Republicans seized on a Farm Bureau claim that Thanksgiving food prices were up a combined 14 percent, with turkeys up a whopping 24 percent — even though the lobbying group acknowledged that the price of turkeys had dropped since it collected data in early November.
“They don’t have a plan,” Rick Scott (R-Fla.), who heads the Senate’s reelection arm, said at a press conference Republicans held last week to hammer Democrats on holiday food prices.
Ahead of Thanksgiving, Biden administration officials feel like they’re on a better track. “We understand it’s a problem that consumers are facing and American families are frustrated by it,” a second White House official said.
On Tuesday, Biden acknowledged that “moms and dads are worried, asking, ‘Will there be enough food we can afford to buy for the holidays?’” Some of the strain is easing, in part, because of his work to increase capacity at several ports, Biden said.
“Families can rest easy” because stores will be “well-stocked with turkey and everything else you need for Thanksgiving,” Biden said.
While some food shortages remain, a National Turkey Federation spokesperson told POLITICO the group expects an ample supply of turkeys in stores for the holiday. Walmart, the nation’s largest grocery chain, and Target now say their shelves will be fully stocked for the holidays.
Biden on Tuesday also announced an effort that could drive down energy prices, which are major costs for farmers and food processors. White House officials who monitor the supply chain and inflation say lowering energy prices is one of the few ways they can reduce Americans’ higher grocery bills.

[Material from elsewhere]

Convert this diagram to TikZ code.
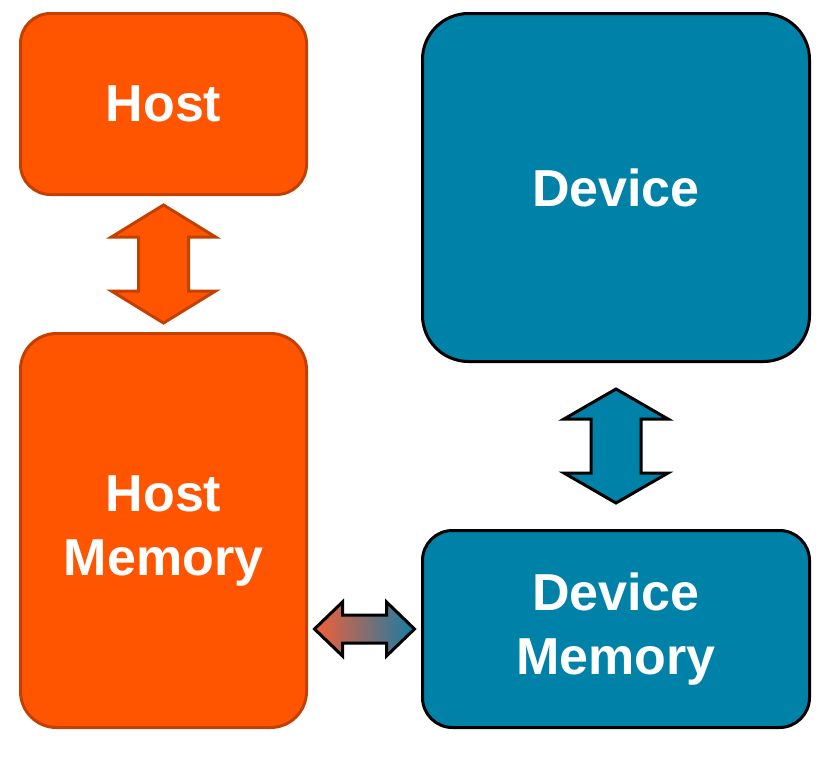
\documentclass[tikz,border=0pt]{standalone}
\usepackage{fontspec}
\setmainfont{Liberation Sans}
\usepackage{tikz}
\usetikzlibrary{calc,positioning}
\definecolor{HostOrange}{RGB}{255,85,0}
\definecolor{HostEdge}{RGB}{196,64,0}
\definecolor{DevBlue}{RGB}{0,129,167}
\definecolor{MixOrange}{RGB}{245,95,55}
\definecolor{MixBlue}{RGB}{20,125,165}
\tikzset{
  hbox/.style={draw=HostEdge,fill=HostOrange,line width=3pt,text=white,align=center,
               font=\fontsize{52}{64}\selectfont\bfseries},
  dbox/.style={draw=black,fill=DevBlue,line width=3pt,text=white,align=center,
               font=\fontsize{52}{64}\selectfont\bfseries},
  oarrow/.style={draw=HostEdge,fill=HostOrange,line width=3pt,line join=miter},
  barrow/.style={draw=black,fill=DevBlue,line width=3pt,line join=miter},
  garrow/.style={draw=black,left color=MixOrange,right color=MixBlue,line width=3pt,line join=miter},
  % double arrow along x: half length / half head width / head length / half shaft width
  pics/darrow/.style args={#1/#2/#3/#4}{code={
    \draw[pic actions] (-#1,0) -- ({-#1+#3},-#2) -- ({-#1+#3},-#4) -- ({#1-#3},-#4)
      -- ({#1-#3},-#2) -- (#1,0) -- ({#1-#3},#2) -- ({#1-#3},#4) -- ({-#1+#3},#4)
      -- ({-#1+#3},#2) -- cycle;
  }},
}
\begin{document}
\begin{tikzpicture}[x=1pt,y=-1pt]
  \useasboundingbox (0,0) rectangle (820,756);

  % boxes
  \node[hbox,rounded corners=30pt,minimum width=286pt,minimum height=181pt] (host) at (163.5,104) {Host};
  \node[hbox,rounded corners=36pt,minimum width=286pt,minimum height=394pt] (hostmem) at (163.5,530.5) {Host\\Memory};
  \node[dbox,rounded corners=46pt,minimum width=387pt,minimum height=348pt] (dev) at (616,187.5) {Device};
  \node[dbox,rounded corners=30pt,minimum width=387pt,minimum height=197pt] (devmem) at (616,629) {Device\\Memory};

  % arrows between boxes
  \pic[oarrow,rotate=90] at ($(host.south)!0.5!(hostmem.north)$) {darrow={59/52/32/25}};
  \pic[barrow,rotate=90] at ($(dev.south)!0.5!(devmem.north)$) {darrow={57/52/30/25}};
  \pic[garrow] at ($(hostmem.east|-0,629)!0.5!(devmem.west)$) {darrow={50/27/28/14}};
\end{tikzpicture}
\end{document}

“The President is fighting every day to lower inflation, by strengthening our supply chains, acting to lower fuel costs, and passing his Build Back Better Act that will be a game changer for the middle class,” White House assistant press secretary Emilie Simons said in a statement, referring to the social spending bill.
Meanwhile, Republicans are still pointing to food prices as they push back on Democrats’ social spending bill.
John Thune, the No. 2 Republican in the Senate, argued last week at the GOP press conference on Thanksgiving prices that the “best way” to address rising food inflation “is to stop this reckless tax and spending spree dead in its tracks.”
Thune said he hoped “some Democrats” would come to that conclusion and “be willing to work with us to make that happen.”
He didn’t mention moderate Democratic Sen. Joe Manchin of West Virginia by name, but Manchin himself has cited rising inflation as a reason for Democrats not to rush the bill. The White House argues the legislation will only help ease inflation since it will lower health care and child care costs for Americans while expanding the child tax credit for families to help cover rising prices.
Republicans see the issue carrying into next year ahead of the midterms.
“It’s not just Joe Manchin, it’s also Mark Kelly and Maggie Hassan and Raphael Warnock,” a senior GOP aide told POLITICO, noting three Democratic senators with tough 2022 reelection bids ahead of them. “As long as inflation remains salient, they’re going to have to defend to their constituents why inflation won’t be made worse by spending trillions more dollars.”